This is an opinion piece. Bryan Wiener is the former co-founder of Innovation Interactive, CEO of 360i and Comscore and current Board member to Cars.com and special advisor to e-commerce analytics company Profitero.
These are extremely stressful times in everyone’s life. The global pandemic is new territory for everyone, and for those responsible for managing a business, leaders are faced with unforeseen challenges and complex decisions that impact their teams professionally and personally.
Ensuring physical safety is the most critical thing we as business leaders must prioritize. But right behind physical safety is economic security. People need to know that they can put food on the table, pay their bills and care for their families. While spurred by a different origin, there are some clear lessons from the economic crisis of 2008-09 that should inform how we respond in the weeks and months to come. It was during this time that I served as CEO of 360i. Our largest clients were deeply affected by the recession — most were in financial services, retail and travel — and consequently, our leadership faced two stark choices: lay off lots of people to lower our costs immediately; or buckle down while taking a hit to profits but attempt to use the crisis as a longer term opportunity to accelerate our business.
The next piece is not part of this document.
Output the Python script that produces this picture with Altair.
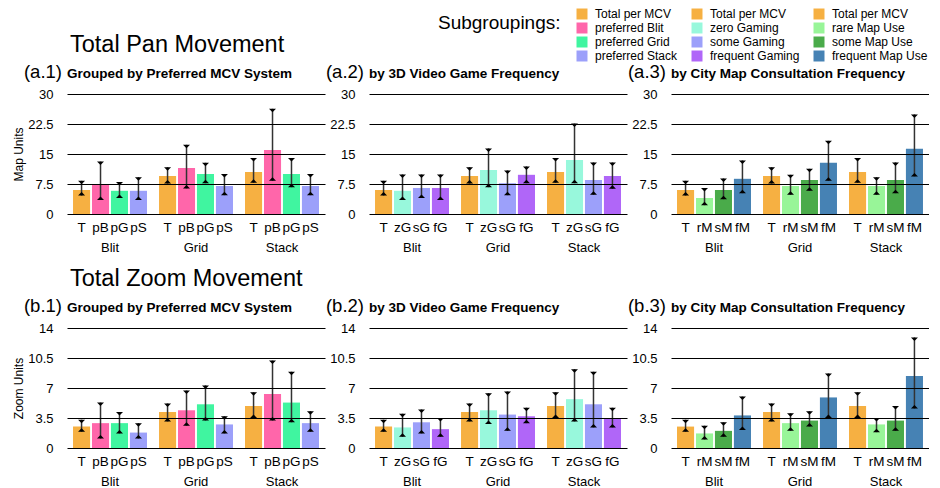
import altair as alt
import pandas as pd

# ---------------- data ----------------
MCV = ["Blit", "Grid", "Stack"]

A1_SHORT = ["T", "pB", "pG", "pS"]
A1_NAMES = ["Total per MCV", "preferred Blit", "preferred Grid", "preferred Stack"]
A2_SHORT = ["T", "zG", "sG", "fG"]
A2_NAMES = ["Total per MCV", "zero Gaming", "some Gaming", "frequent Gaming"]
A3_SHORT = ["T", "rM", "sM", "fM"]
A3_NAMES = ["Total per MCV", "rare Map Use", "some Map Use", "frequent Map Use"]

PANEL_TAGS = ["(a.1)", "(a.2)", "(a.3)", "(b.1)", "(b.2)", "(b.3)"]
PANEL_SUBTITLES = ["Grouped by Preferred MCV System", "by 3D Video Game Frequency",
                   "by City Map Consultation Frequency"]
ROW_TITLES = ["Total Pan Movement", "Total Zoom Movement"]
ROW_YTITLES = ["Map Units", "Zoom Units"]
PAN_TICKS = [0, 7.5, 15, 22.5, 30]
ZOOM_TICKS = [0, 3.5, 7, 10.5, 14]

# Pan movement (map units): rows = Blit, Grid, Stack ; cols = subgroups
PAN1_MEAN = [[6.0, 7.3, 5.8, 5.8], [9.5, 11.5, 10.0, 7.0], [10.5, 16.0, 10.0, 7.0]]
PAN1_LO = [[4.6, 3.5, 4.0, 3.5], [7.6, 6.4, 7.7, 4.7], [7.8, 8.3, 6.7, 4.7]]
PAN1_HI = [[8.3, 13.1, 8.0, 9.2], [11.7, 17.3, 12.8, 10.0], [14.0, 26.3, 14.0, 10.0]]

PAN2_MEAN = [[6.0, 5.8, 6.5, 6.5], [9.5, 11.0, 7.7, 9.8], [10.5, 13.5, 8.5, 9.5]]
PAN2_LO = [[4.6, 3.5, 4.0, 3.5], [7.6, 6.7, 4.7, 7.7], [7.8, 7.7, 4.8, 6.3]]
PAN2_HI = [[8.3, 9.9, 9.9, 9.9], [11.7, 16.4, 10.9, 11.9], [14.0, 22.6, 12.9, 12.9]]

PAN3_MEAN = [[6.0, 4.0, 6.0, 8.8], [9.5, 7.0, 8.5, 12.8], [10.5, 7.0, 8.5, 16.3]]
PAN3_LO = [[4.6, 2.2, 3.7, 5.2], [7.6, 4.8, 5.8, 8.3], [7.8, 4.8, 5.2, 9.4]]
PAN3_HI = [[8.3, 6.5, 8.9, 13.4], [11.7, 9.8, 11.3, 18.3], [14.0, 9.2, 12.9, 24.9]]

# Zoom movement (zoom units)
ZOOM1_MEAN = [[2.5, 2.9, 2.9, 1.8], [4.2, 4.4, 5.1, 2.75], [4.9, 6.3, 5.3, 2.9]]
ZOOM1_LO = [[1.9, 1.1, 1.7, 1.1], [3.1, 2.6, 3.2, 1.7], [3.5, 3.2, 3.0, 1.9]]
ZOOM1_HI = [[3.3, 5.3, 4.2, 2.9], [5.2, 6.7, 7.3, 3.7], [6.5, 10.2, 8.9, 4.3]]

ZOOM2_MEAN = [[2.5, 2.4, 3.0, 2.2], [4.2, 4.4, 3.9, 3.7], [4.9, 5.7, 5.1, 3.5]]
ZOOM2_LO = [[1.9, 1.3, 1.7, 1.3], [3.1, 2.8, 2.0, 2.9], [3.5, 3.1, 2.4, 2.4]]
ZOOM2_HI = [[3.3, 4.0, 4.5, 3.5], [5.2, 6.4, 6.6, 4.7], [6.5, 9.2, 8.9, 4.7]]

ZOOM3_MEAN = [[2.5, 1.7, 2.0, 3.8], [4.2, 2.9, 3.2, 5.9], [4.9, 2.75, 3.2, 8.4]]
ZOOM3_LO = [[1.9, 1.0, 1.3, 2.1], [3.1, 2.0, 2.5, 3.5], [3.5, 1.85, 2.0, 4.6]]
ZOOM3_HI = [[3.3, 2.6, 3.0, 6.0], [5.2, 4.05, 4.3, 8.7], [6.5, 3.5, 4.9, 12.9]]

# colour keys (legend order: column by column)
LEGEND_KEYS = ["1|Total per MCV", "1|preferred Blit", "1|preferred Grid", "1|preferred Stack",
               "2|Total per MCV", "2|zero Gaming", "2|some Gaming", "2|frequent Gaming",
               "3|Total per MCV", "3|rare Map Use", "3|some Map Use", "3|frequent Map Use"]
LEGEND_COLORS = ["#F6B042", "#FF66AA", "#40F5A0", "#9CA0FA",
                 "#F6B042", "#98F8DC", "#9CA0FA", "#B066F8",
                 "#F6B042", "#98F598", "#4AAB4A", "#4682B4"]

# ---------------- layout constants ----------------
W, H = 258, 120
FONT = "Liberation Sans"

LEGEND = alt.Legend(
    orient="none", legendX=509, legendY=-86, columns=3, title=None,
    symbolType="square", symbolSize=121, symbolStrokeWidth=0, symbolOpacity=1,
    labelFontSize=12, labelFont=FONT, labelColor="black", columnPadding=13,
    rowPadding=2, labelOffset=7, labelLimit=300,
    labelExpr="substring(datum.label, 2)",
)


def text_layer(txt, x, y, size, weight="normal", align="left"):
    return alt.Chart(pd.DataFrame({"t": [txt]})).mark_text(
        fontSize=size, fontWeight=weight, align=align, baseline="alphabetic",
        color="black", font=FONT,
    ).encode(x=alt.value(x), y=alt.value(y), text="t:N")


def panel(idx, row, col, names, shorts, mean, lo, hi):
    prefix = str(col + 1)
    recs = []
    for gi, g in enumerate(MCV):
        for si in range(4):
            recs.append(dict(mcv=g, order=si, key=f"{prefix}|{names[si]}",
                             short=shorts[si], mean=mean[gi][si],
                             lo=lo[gi][si], hi=hi[gi][si]))
    df = pd.DataFrame(recs)
    base = alt.Chart(df)

    ticks = PAN_TICKS if row == 0 else ZOOM_TICKS
    ymax = ticks[-1]
    yscale = alt.Scale(domain=[0, ymax], nice=False, zero=True)
    xscale = alt.Scale(domain=MCV, paddingInner=0.14, paddingOuter=0.07)
    xoff = alt.XOffset("order:O", scale=alt.Scale(paddingInner=0.1, paddingOuter=0))

    ykw = dict(values=ticks, labelExpr="'' + datum.value", grid=True,
               gridColor="black", gridWidth=1, gridOpacity=1, domain=False,
               ticks=False, tickSize=0, labelFontSize=13, labelPadding=14,
               labelColor="black", labelFont=FONT, zindex=1)
    if col == 0:
        ykw.update(title=ROW_YTITLES[row], titleFontSize=12,
                   titleFontWeight="normal", titlePadding=2,
                   titleColor="black", titleFont=FONT)
    else:
        ykw.update(title=None)
    yaxis = alt.Axis(**ykw)

    xaxis = alt.Axis(title=None, domain=False, ticks=False, tickSize=0,
                     labelFontSize=13, labelPadding=37, labelBaseline="alphabetic",
                     labelColor="black", labelAngle=0, grid=False, labelFont=FONT)
    xenc = alt.X("mcv:N", sort=MCV, scale=xscale, axis=xaxis)

    bars = base.mark_bar(opacity=1).encode(
        x=xenc,
        xOffset=xoff,
        y=alt.Y("mean:Q", scale=yscale, axis=yaxis),
        color=alt.Color("key:N", scale=alt.Scale(domain=LEGEND_KEYS,
                                                 range=LEGEND_COLORS),
                        legend=LEGEND),
    )
    rules = base.mark_rule(color="#333333", strokeWidth=1.5).encode(
        x=xenc, xOffset=xoff, y=alt.Y("lo:Q", scale=yscale, axis=yaxis), y2="hi:Q")
    cap_top = base.mark_point(shape="M-1,0L1,0L0,1Z", filled=True,
                              color="black", size=49, opacity=1).encode(
        x=xenc, xOffset=xoff, y=alt.Y("hi:Q", scale=yscale, axis=yaxis))
    cap_bot = base.mark_point(shape="M-1,0L1,0L0,-1Z", filled=True,
                              color="black", size=49, opacity=1).encode(
        x=xenc, xOffset=xoff, y=alt.Y("lo:Q", scale=yscale, axis=yaxis))
    sub = base.mark_text(fontSize=13.5, baseline="alphabetic", align="center",
                         color="black", font=FONT).encode(
        x=xenc, xOffset=xoff, y=alt.value(H + 17.5), text="short:N")

    layers = [bars, rules, cap_top, cap_bot, sub,
              text_layer(PANEL_TAGS[idx], -5, -16.5, 18.5, align="right"),
              text_layer(PANEL_SUBTITLES[col], 0, -16.5, 13.5, weight="bold")]
    if col == 0:
        layers.append(text_layer(ROW_TITLES[row], 3, -41.6, 23.5))
    if row == 0 and col == 0:
        layers.append(text_layer("Subgroupings:", 371, -65.3, 19))
    return alt.layer(*layers).properties(width=W, height=H)


panels = [
    panel(0, 0, 0, A1_NAMES, A1_SHORT, PAN1_MEAN, PAN1_LO, PAN1_HI),
    panel(1, 0, 1, A2_NAMES, A2_SHORT, PAN2_MEAN, PAN2_LO, PAN2_HI),
    panel(2, 0, 2, A3_NAMES, A3_SHORT, PAN3_MEAN, PAN3_LO, PAN3_HI),
    panel(3, 1, 0, A1_NAMES, A1_SHORT, ZOOM1_MEAN, ZOOM1_LO, ZOOM1_HI),
    panel(4, 1, 1, A2_NAMES, A2_SHORT, ZOOM2_MEAN, ZOOM2_LO, ZOOM2_HI),
    panel(5, 1, 2, A3_NAMES, A3_SHORT, ZOOM3_MEAN, ZOOM3_LO, ZOOM3_HI),
]

chart = alt.concat(
    *panels, columns=3, bounds="flush",
    spacing={"row": 114, "column": 44},
).properties(
    padding={"left": 4, "top": 0, "right": 0, "bottom": 0},
    autosize=alt.AutoSizeParams(type="pad"),
    background="white",
).configure(font=FONT).configure_view(strokeWidth=0)

chart.save("out.html", embed_options={"renderer": "svg", "actions": False})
For business leaders who might be grappling with similar decisions today, our story had a happy ending and I can draw a straight line from the decisions we made in 2008 to that end result. Our business rebounded and two years later we sold the company to Dentsu creating an eight-fold increase in value from 2007.
Here are a couple of lessons from that time period that are applicable to many businesses today.
Play the Long Game
Companies with strong balance sheets whose first instinct is to lay off workers will easily lose their ability to retain, motivate and recruit the best employees. The opposite is also true. This is a unique opportunity to rally together and build true relationships. Every business is a people business in some way or another and people have long memories. We were a privately held company in 2008. We had no idea if our clients could or would continue to pay us. We were fortunate enough to have $4 million in the bank but that wouldn’t have lasted very long if things went severely south given we had expensive New York City and Atlanta rents and more than 200 employees.
I’ll never forget the board meeting we had in the fourth quarter of 2008 where we decided not to preemptively lay off staff, even though markets were cratering, we had incredibly poor business visibility and our competitors were desperately cutting costs. I made an impassioned plea to our private equity-backed board that we could cut costs in less draconian ways. For example, instead of layoffs, which would have been the “easy” thing to do, we pulled other levers to curtail expenses, including cutting senior management salaries, temporarily eliminating 401(k) matching and creating a temporary hiring freeze (back then we didn’t have free food, coffee bars, etc). The theory was that we would propel the business forward by slowing down as our competitors went in reverse. To the board’s credit, they signed off which took a lot of courage. Companies today tend to have even more employee benefit levers to pull before considering layoffs.
Now more than ever, it’s critical that leaders narrow the focus on a few key priorities that are going to propel their business forward and swarm their most important clients. Fewer, bigger, better. The customers that you help through this crisis more often than not are the ones that will stick with you for the long term.
Communicate, communicate, communicate
The one constant in an epic crisis is a lack of certainty of the path forward. Then, as now, events are changing so rapidly that leaders are required to plan for multiple scenarios yet be nimble enough to make rapid fire decisions. In this environment, leaders can’t communicate enough with their teams and create shared consciousness into the current reality and the difficult choices required. People are incredibly resilient if they feel some sense of control and transparent information sharing is a form of control.
In late 2008 we gathered our teams together and laid out all the facts alongside a clear message that this could be an opportunity for the company and for them as individuals. We explained the tough choices that we faced and explained all the cuts we were going to take instead of doing layoffs and asked everyone to bring ideas on ways we could be more efficient and show more value to clients. By involving them in both understanding the process and being a part of the solution, leaders can get buy-in to help weather the storm and come out stronger. Looking back, I’m forever grateful to our employees who buckled down, adopted a by any means necessary attitude and were more engaged than ever.
As a company, we navigated through a choppy six months and then accelerated tremendously growing our revenue more than five-fold over the next five years including the sale to Dentsu in 2010. I believe history will repeat itself and the companies that prioritize playing the long game and communicate with their stakeholders will grow shareholder value.